When talking to Mrs. Berrios, she explained to us how men do not end up attending self-defense classes due to their cockiness. Men in society are expected to express their dominance and masculinity, which makes many men believe that they do not need any advice on how to stop an incident of sexual assault. Male’s need to prove heterosexuality through hyper-masculinity causes male students to dismiss seeking protective measures against sexual violence. Although there are few sexual assault cases involving a male victim, these skills can be applicable to any man. Should men be expected to learn protective measures, like women are?

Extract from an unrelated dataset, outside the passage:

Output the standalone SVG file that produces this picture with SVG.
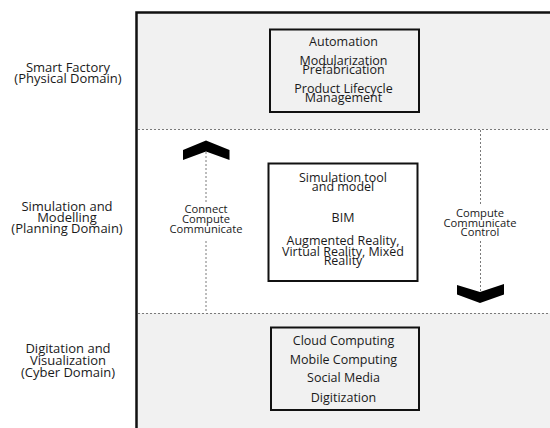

In Introducing the New Sexual Studies, it discussed how men used sex and power based violence to dominate women. Since women are seen as passive, men think that it is easier to take advantage of them due to gender norms saying they are fragile. Through this class, R.A.D. instructors give women the confidence to fight back in proven, effective ways. The class also teaches women the laws on sexual assault since women today are usually extremely scrutinized and questioned by society. How do we encourage women to step up and report sexual crimes that have occurred? The harsh laws in place make it hard for men to be charged with rape. This is one of the many reason women do not feel comfortable coming forward after an attack takes place. R.A.D. does not only teach preemptive measure women can take to physically defend themselves but the instructors help people understand how to effectively report an incident if something goes wrong. Should there be more laws in place to protect women once an assault has occurred?

Especially now that so many emails are being sent out about sexual assault on campus, women need to search for resources that can help them if something does happen to them. Why wouldn’t you want to learn how to best protect yourself against sexual assault?